I can say with utter confidence, however, that we're here, we're credentialed, and we're rockin' and sockin'. That last verb refers to the fact that the dirty socks and T-shirts are boiling in a big pot of water on the stove. I realize this is not the best way to clean clothes, but we're on a budget. If you stir the clothes around in the steaming water and then cool them off and wring them out and then sun-dry them on the sundeck, they'll at least feel cleaner when you put them on later.
How about a ten-cent observation about Switzerland?
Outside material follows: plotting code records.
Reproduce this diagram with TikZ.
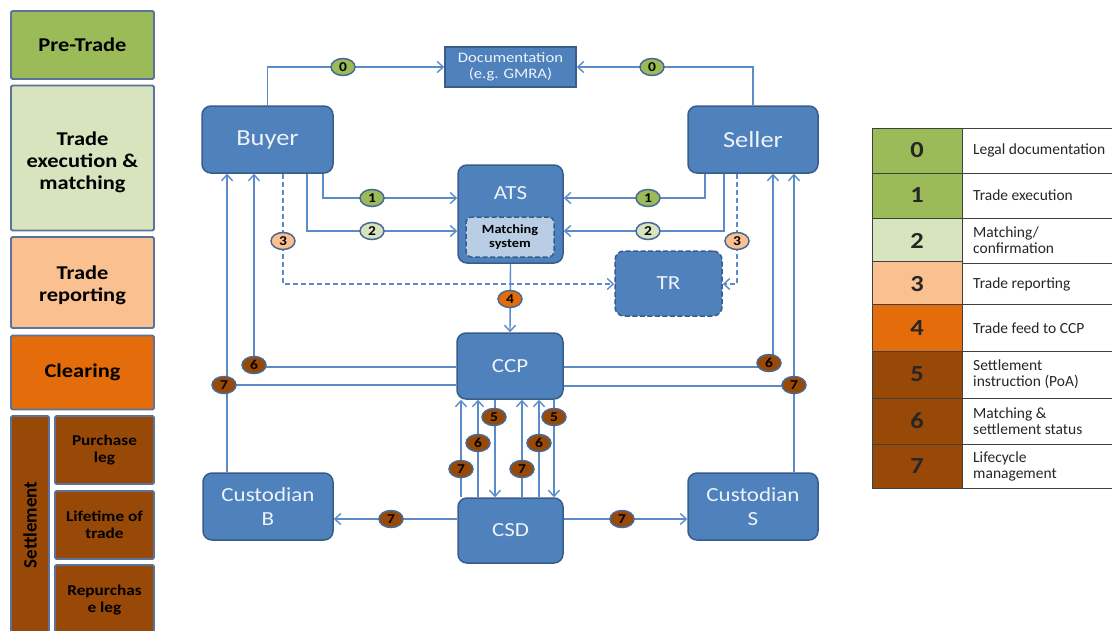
\documentclass[tikz,border=0pt]{standalone}
\usepackage{fontspec}
\setmainfont{Carlito}[FakeStretch=1.15]
\newfontfamily\legfont{Carlito}
\usetikzlibrary{arrows.meta,shapes.geometric}
\definecolor{boxblue}{HTML}{4F81BD}
\definecolor{boxedge}{HTML}{385D8A}
\definecolor{linecol}{HTML}{5B8BC9}
\definecolor{pregreen}{HTML}{9BBB59}
\definecolor{ltgreen}{HTML}{D7E4BD}
\definecolor{peach}{HTML}{FAC090}
\definecolor{clrorange}{HTML}{E46C0A}
\definecolor{clrbrown}{HTML}{984807}
\definecolor{panedge}{HTML}{5B7399}
\definecolor{badgeedge}{HTML}{4A6A96}
\definecolor{msfill}{HTML}{B9CDE5}
\definecolor{legedge}{HTML}{404040}
\definecolor{textgray}{HTML}{262626}
\definecolor{boxtext}{HTML}{EEF3FA}
\begin{document}
\begin{tikzpicture}[x=1pt,y=-1pt,
  box/.style={draw=boxedge, fill=boxblue, line width=1.5pt, rounded corners=9pt, text=boxtext, inner sep=0pt, align=center, font=\fontsize{20}{24}\selectfont},
  dashbox/.style={box, dash pattern=on 5pt off 2.5pt},
  pane/.style={draw=panedge, line width=1.8pt, rounded corners=1.5pt, inner sep=0pt, align=center, font=\bfseries\fontsize{19.5}{22}\selectfont, text=black},
  panetext/.style={align=center, inner sep=0pt, font=\bfseries\fontsize{19.5}{22}\selectfont, text=black},
  subpane/.style={pane, minimum width=99pt, font=\bfseries\fontsize{15}{17}\selectfont},
  badge/.style={ellipse, draw=badgeedge, line width=1.5pt, minimum width=24pt, minimum height=17pt, inner sep=0pt, text=black, font=\bfseries\fontsize{13.5}{13.5}\selectfont},
  conn/.style={draw=linecol, line width=1.4pt},
  arr/.style={conn, -{Straight Barb[length=6pt,width=11pt]}},
  darr/.style={arr, dash pattern=on 5pt off 3pt},
  legnum/.style={draw=legedge, line width=1pt, minimum width=90pt, minimum height=45pt, inner sep=0pt, font=\bfseries\fontsize{23}{23}\selectfont, text=textgray},
  legcell/.style={draw=legedge, line width=1pt, minimum width=150pt, minimum height=45pt, inner sep=0pt, fill=white},
  legtext/.style={anchor=west, align=left, font=\legfont\fontsize{15.5}{16}\selectfont, text=textgray, inner sep=0pt}
]
\useasboundingbox (0,0) rectangle (1112,630);
\fill[white] (0,0) rectangle (1112,630);

% ---------- left panel ----------
\node[pane, fill=pregreen, minimum width=143pt, minimum height=68pt] (pre) at (82.5,45) {Pre-Trade};
\node[pane, fill=ltgreen, minimum width=143pt, minimum height=145pt] (exec) at (82.5,158) {};
\node[panetext] (exectxt) at (82.5,162) {Trade\\execution \&\\matching};
\node[pane, fill=peach, minimum width=143pt, minimum height=91pt] (rep) at (82.5,282.5) {};
\node[panetext] (reptxt) at (82.5,285) {Trade\\reporting};
\node[pane, fill=clrorange, minimum width=143pt, minimum height=74pt] (clr) at (82.5,372.5) {Clearing};
\node[pane, fill=clrbrown, minimum width=38pt, minimum height=220pt] (settle) at (30,526) {};
\node[font=\legfont\bfseries\fontsize{19}{22}\selectfont, rotate=90] (settletxt) at (30,525) {Settlement};
\node[subpane, fill=clrbrown, minimum height=68pt] (purch) at (104.5,450) {Purchase\\leg};
\node[subpane, fill=clrbrown, minimum height=68pt] (life) at (104.5,525) {Lifetime of\\trade};
\node[subpane, fill=clrbrown, minimum height=70pt] (repur) at (104.5,600) {Repurchas\\e leg};

% ---------- main boxes ----------
\node[box, rounded corners=0pt, minimum width=131pt, minimum height=40pt, font=\fontsize{14.5}{16}\selectfont] (doc) at (510.5,67) {Documentation\\(e.g. GMRA)};
\node[box, minimum width=131pt, minimum height=67pt, font=\fontsize{23}{26}\selectfont] (buyer) at (267.5,139.5) {Buyer};
\node[box, minimum width=130pt, minimum height=67pt, font=\fontsize{23}{26}\selectfont] (seller) at (753,139.5) {Seller};
\node[box, minimum width=105pt, minimum height=98pt] (ats) at (510.5,214) {};
\node[text=boxtext, font=\fontsize{20}{23}\selectfont] (atstxt) at (510.5,193) {ATS};
\node[dashbox, fill=msfill, rounded corners=5pt, minimum width=88pt, minimum height=40pt, text=black, font=\bfseries\fontsize{12.5}{14}\selectfont] (ms) at (510,237) {Matching\\system};
\node[dashbox, minimum width=107pt, minimum height=65pt] (tr) at (668.5,283.5) {TR};
\node[box, minimum width=106pt, minimum height=66pt] (ccp) at (510,366) {CCP};
\node[box, minimum width=105pt, minimum height=65pt] (csd) at (510.5,530.5) {CSD};
\node[box, minimum width=130pt, minimum height=67pt] (custb) at (268,506.5) {Custodian\\B};
\node[box, minimum width=130pt, minimum height=67pt] (custs) at (753,506.5) {Custodian\\S};

% ---------- connectors ----------
\draw[arr] (buyer.north) |- (doc.west);
\draw[arr] (seller.north) |- (doc.east);
\draw[arr] (buyer.south -| 323,0) |- (ats.west |- 0,198);
\draw[arr] (buyer.south -| 307,0) |- (ats.west |- 0,231);
\draw[darr] (buyer.south -| 283,0) |- (tr.west |- 0,284);
\draw[arr] (seller.south -| 705,0) |- (ats.east |- 0,198);
\draw[arr] (seller.south -| 724,0) |- (ats.east |- 0,231);
\draw[darr] (seller.south -| 737,0) |- (tr.east |- 0,284);
\draw[arr] (ats.south) -- (ccp.north);

\coordinate (j7l) at (227,385);
\coordinate (j7r) at (794,386);
\draw[arr] (ccp.west |- 0,367) -| (buyer.south -| 254,0);
\draw[conn] (ccp.west |- 0,385) -- (j7l);
\draw[arr] (custb.north -| 227,0) -- (buyer.south -| 227,0);
\draw[arr] (ccp.east |- 0,367) -| (seller.south -| 773,0);
\draw[conn] (ccp.east |- 0,386) -- (j7r);
\draw[arr] (custs.north -| 794,0) -- (seller.south -| 794,0);

\foreach \x in {461,478,522,539} \draw[arr] (csd.north -| \x,0) -- (ccp.south -| \x,0);
\foreach \x in {495,554} \draw[arr] (ccp.south -| \x,0) -- (csd.north -| \x,0);

\draw[arr] (csd.west |- 0,519) -- (custb.east |- 0,519);
\draw[arr] (csd.east |- 0,519) -- (custs.west |- 0,519);

% ---------- badges ----------
\node[badge, fill=pregreen] (b0l) at (343,67) {0};
\node[badge, fill=pregreen] (b0r) at (652,67) {0};
\node[badge, fill=pregreen] (b1l) at (372,198) {1};
\node[badge, fill=pregreen] (b1r) at (648,198) {1};
\node[badge, fill=ltgreen] (b2l) at (372,231) {2};
\node[badge, fill=ltgreen] (b2r) at (648,231) {2};
\node[badge, fill=peach] (b3l) at (283,241) {3};
\node[badge, fill=peach] (b3r) at (737,241) {3};
\node[badge, fill=clrorange] (b4) at (510,299) {4};
\node[badge, fill=clrbrown] (b6l) at (254,365) {6};
\node[badge, fill=clrbrown] (b7l) at (224,385) {7};
\node[badge, fill=clrbrown] (b6r) at (769,363) {6};
\node[badge, fill=clrbrown] (b7r) at (794,385) {7};
\node[badge, fill=clrbrown] (b5a) at (494,417) {5};
\node[badge, fill=clrbrown] (b6a) at (478,443) {6};
\node[badge, fill=clrbrown] (b7a) at (461,469) {7};
\node[badge, fill=clrbrown] (b5b) at (554,417) {5};
\node[badge, fill=clrbrown] (b6b) at (539,443) {6};
\node[badge, fill=clrbrown] (b7b) at (522,469) {7};
\node[badge, fill=clrbrown] (b7c) at (391,519) {7};
\node[badge, fill=clrbrown] (b7d) at (622,519) {7};

% ---------- legend ----------
\node[legnum, fill=pregreen] (l0) at (917,150.5) {0};
\node[legnum, fill=pregreen] (l1) at (917,195.5) {1};
\node[legnum, fill=ltgreen] (l2) at (917,240.5) {2};
\node[legnum, fill=peach] (l3) at (917,284) {3};
\node[legnum, fill=clrorange, minimum height=47pt] (l4) at (917,328) {4};
\node[legnum, fill=clrbrown, minimum height=47pt] (l5) at (917,374.5) {5};
\node[legnum, fill=clrbrown, minimum height=46pt] (l6) at (917,421) {6};
\node[legnum, fill=clrbrown, minimum height=44pt] (l7) at (917,466) {7};
\foreach \i/\y/\h in {0/150.5/45,1/195.5/45,2/240.5/45,3/284/42,4/328/47,5/374.5/47,6/421/46,7/466/44}
  \node[legcell, minimum height=\h pt] (c\i) at (1037,\y) {};
\node[legtext] (t0) at (973,150.5) {Legal documentation};
\node[legtext] (t1) at (973,195.5) {Trade execution};
\node[legtext] (t2) at (973,240.5) {Matching/\\confirmation};
\node[legtext] (t3) at (973,284) {Trade reporting};
\node[legtext] (t4) at (973,328) {Trade feed to CCP};
\node[legtext] (t5) at (973,374.5) {Settlement\\instruction (PoA)};
\node[legtext] (t6) at (973,421) {Matching \&\\settlement status};
\node[legtext] (t7) at (973,466) {Lifecycle\\management};
\end{tikzpicture}
\end{document}
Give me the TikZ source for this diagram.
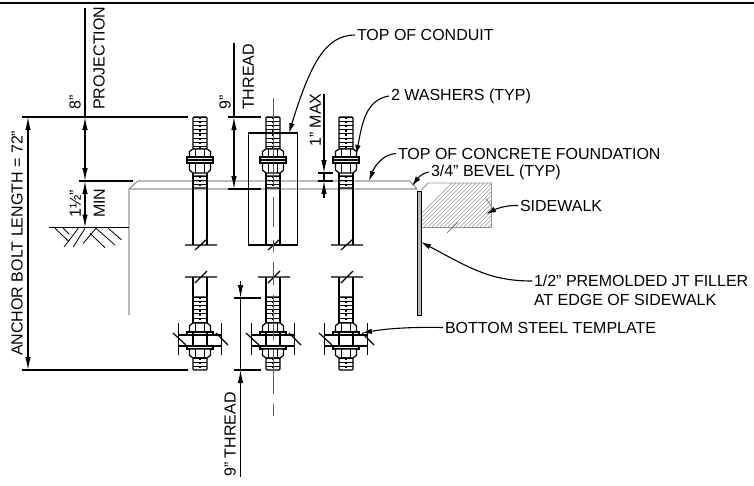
\documentclass[tikz,border=0pt]{standalone}
\usepackage{fontspec}
\setmainfont{Liberation Sans}
\usetikzlibrary{arrows.meta}

\tikzset{
  note/.style={anchor=west,inner sep=0pt,outer sep=2pt,font=\fontsize{16}{16}\selectfont},
  dimtext/.style={rotate=90,anchor=south west,inner sep=0pt,font=\fontsize{16}{16}\selectfont},
  leader/.style={-{Latex[length=10pt,width=5.5pt]},line width=1.1pt},
  dimline/.style={{Latex[length=13pt,width=5.5pt]}-{Latex[length=13pt,width=5.5pt]},line width=1.1pt},
  dimtip/.style={-{Latex[length=13pt,width=5.5pt]},line width=1.1pt},
  ext/.style={line width=1.2pt},
  conc/.style={gray!85,line width=1.1pt},
  steel/.style={line width=1.2pt},
  axis/.style={gray!70!black,line width=1pt},
}

% threaded length of a bolt, from y=#1 to y=#2
\newcommand{\boltthread}[2]{
  \draw[steel,rounded corners=1pt] (-7,#1) rectangle (7,#2);
  \pgfmathsetmacro{\tnext}{#1+4.2}
  \foreach \ty in {#1,\tnext,...,#2} \draw[line width=.65pt] (-7,\ty) -- (7,\ty);
  \draw[line width=1.5pt,dash pattern=on 2pt off 2.2pt] (0,#1) -- (0,#2);
}
% nut whose flat face is at y=#1 and chamfered face at y=#2
\newcommand{\boltnut}[2]{
  \draw[steel,fill=white] (-10.5,#1) -- (-10.5,{#2+(#1-#2)*.3}) -- (-7,#2) -- (7,#2) -- (10.5,{#2+(#1-#2)*.3}) -- (10.5,#1) -- cycle;
  \draw[steel] (-4.5,#1) -- (-4.5,#2) (4.5,#1) -- (4.5,#2);
}

\begin{document}
\begin{tikzpicture}[x=1pt,y=-1pt]
  \useasboundingbox (0,0) rectangle (754,485);
  \draw[line width=2.4pt] (0,3) -- (754,3);

  % foundation and ground
  \draw[conc] (129,315) -- (129,189) -- (138,181) -- (410,181) -- (417,189) -- (129,189);
  \draw[ext] (49,227.7) -- (129,227.7);
  \draw[line width=.8pt] (55,228.3) -- (68.3,241) (63,228) -- (69,234) (64,247) -- (78.3,228.3)
    (73.3,247) -- (85,228.3) (83.3,243.3) -- (96,228.3) (90,233.3) -- (105,247.7)
    (96,228.3) -- (115,245) (108.3,228.3) -- (121.7,240);

  % sidewalk
  \begin{scope}
    \clip (421.5,190) -- (428,183) -- (491.5,183) -- (491.5,227.5) -- (421.5,227.5) -- cycle;
    \foreach \hx in {400,404,...,540} \draw[gray!75,line width=.6pt] (\hx,235) -- (\hx+55,180);
  \end{scope}
  \draw[conc,line width=.9pt] (421.5,190) -- (428,183) -- (491.5,183) -- (491.5,227.5) -- (421.5,227.5);
  \draw[gray,line width=.8pt] (486,198) -- (495,212) (447,233) -- (458,222);

  % joint filler
  \draw[line width=1pt,fill=gray!55] (417,191.5) rectangle (421,315);

  % conduit
  \draw[steel] (248.5,133) rectangle (297.5,245);

  % bolts
  \foreach \bx in {200,273,346} {
    \begin{scope}[xshift=\bx pt]
      \boltthread{117}{149}
      \boltthread{176}{188}
      \draw[steel] (-7,173) -- (-7,245) (7,173) -- (7,245);
      \boltnut{157}{149}
      \boltnut{163}{173}
      \draw[steel,fill=white] (-13,157) rectangle (13,163);
      \draw[steel] (-13,160) -- (13,160);
      \draw[steel] (-15,245) -- (17,245) (-5,250) -- (7,239);
      \draw[steel] (-15,277) -- (17,277) (-5,283) -- (7,271);
      \draw[steel] (-7,277) -- (-7,335) (7,277) -- (7,335);
      \boltthread{297}{323}
      \boltnut{332}{323}
      \draw[steel] (-13,332) rectangle (13,335);
      \draw[steel] (-22,335) -- (22,335) (-22,346) -- (22,346);
      \draw[steel] (-7,335) -- (-7,346) (7,335) -- (7,346);
      \draw[steel] (-21.7,323) -- (-21.7,355) (21.7,323) -- (21.7,355);
      \draw[steel] (-27,333) -- (-14,345) (16,333) -- (28,345);
      \draw[steel] (-13,346) rectangle (13,349);
      \boltnut{349}{358}
      \boltthread{358}{370}
    \end{scope}
  }

  % centre line of middle bolt
  \draw[axis] (273,98) -- (273,185) (273,197) -- (273,227) (273,240) -- (273,252)
    (273,262) -- (273,285) (273,295) -- (273,340) (273,350) -- (273,394) (273,404) -- (273,416);

  % dimensions
  \draw[line width=1.5pt] (22,117) -- (188,117);
  \draw[line width=1.5pt] (22,370) -- (188,370);
  \draw[ext] (79,181) -- (133,181);
  \draw[line width=1.1pt] (85,8) -- (85,117);
  \draw[dimline] (85,117) -- (85,181);
  \draw[dimline] (85,181) -- (85,227.5);
  \draw[dimline] (28,117) -- (28,370);
  \draw[ext] (228,117) -- (261,117) (228,189) -- (261,189);
  \draw[line width=1.1pt] (234,43) -- (234,117);
  \draw[dimline] (234,117) -- (234,189);
  \draw[ext] (318,173) -- (333,173) (318,181) -- (333,181);
  \draw[line width=1.1pt] (324,173) -- (324,181);
  \draw[dimtip] (324,94) -- (324,173);
  \draw[dimtip] (324,198) -- (324,181);
  \draw[ext] (234,298) -- (261,298) (234,370) -- (261,370);
  \draw[line width=1.1pt] (240.5,298) -- (240.5,370);
  \draw[dimtip] (240.5,281) -- (240.5,298);
  \draw[dimtip] (240.5,477) -- (240.5,370);

  \node[dimtext] (projection) at (105,110) {PROJECTION};
  \node[dimtext] (eightin) at (81,110) {8"};
  \node[dimtext] (threadtop) at (254,110) {THREAD};
  \node[dimtext] (nineintop) at (231,110) {9"};
  \node[dimtext] (maxgap) at (321,147) {1" MAX};
  \node[dimtext] (minlabel) at (105,218) {MIN};
  \node[dimtext] (minvalue) at (81,218) {1½"};
  \node[dimtext] (boltlength) at (23,356) {ANCHOR BOLT LENGTH = 72"};
  \node[dimtext] (threadlow) at (236,477) {9" THREAD};

  % leaders
  \node[note] (conduit) at (355,35) {TOP OF CONDUIT};
  \node[note] (washers) at (389,96) {2 WASHERS (TYP)};
  \node[note] (concrete) at (396,153.5) {TOP OF CONCRETE FOUNDATION};
  \node[note] (bevel) at (429,172) {3/4" BEVEL (TYP)};
  \node[note] (sidewalk) at (518,205.5) {SIDEWALK};
  \node[note,align=left] (filler) at (532,290.5) {1/2" PREMOLDED JT FILLER\\[3pt]AT EDGE OF SIDEWALK};
  \node[note] (template) at (443,327.5) {BOTTOM STEEL TEMPLATE};

  \coordinate (conduittip) at (289,133);
  \coordinate (washerstip) at (356,155);
  \coordinate (concretetip) at (369,181);
  \coordinate (beveltip) at (412,186);
  \coordinate (sidewalktip) at (486,214);
  \coordinate (fillerstart) at (532,281);
  \coordinate (fillertip) at (421,242);
  \coordinate (templatetip) at (362,333);

  \draw[leader] (conduit.west) .. controls (325,35) and (310,65) .. (conduittip);
  \draw[leader] (washers.west) .. controls (365,100) and (362,125) .. (washerstip);
  \draw[leader] (concrete.west) .. controls (384,154) and (375,165) .. (concretetip);
  \draw[leader] (bevel.west) .. controls (422,173) and (418,178) .. (beveltip);
  \draw[leader] (sidewalk.west) .. controls (508,205) and (498,208) .. (sidewalktip);
  \draw[leader] (fillerstart) .. controls (490,281) and (470,268) .. (fillertip);
  \draw[leader] (template.west) .. controls (415,327) and (390,328) .. (templatetip);
\end{tikzpicture}
\end{document}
The kids and I were having breakfast Thursday morning on the outdoor terrace at the Hotel Arcadia, where most of the journalist freeloaders are being put up, when film critic and scholar Harlan Jacobson walked over and said hello. "Welcome to Switzerland, guys," he said to Jett and Dylan. "It's a wild place. Drugs and girls are very plentiful here, so you'll have a good time." Harlan was being droll, of course. He
was alluding to Switzerland's figurative reputation as the world capital of complacency. Staid, regulated, tidy.
On the other hand, a guy was openly smoking weed on the train from Zurich to Locarno on Wednesday morning, and someone else was publically turning on later that night while sitting in the middle of a big crowd watching an open-air screening of Vincente Minelli's THE BAND WAGON. (Watching Fred Astaire, Nanette Fabray and Oscar Levant stoned...hmmm.) On top of the fact people seem to be whooping it up in bars and clubs here as much as they do anywhere else. Plus Jett says Swiss MTV is more sexually brazen than the American version, with the occasional bare breast or ass popping through.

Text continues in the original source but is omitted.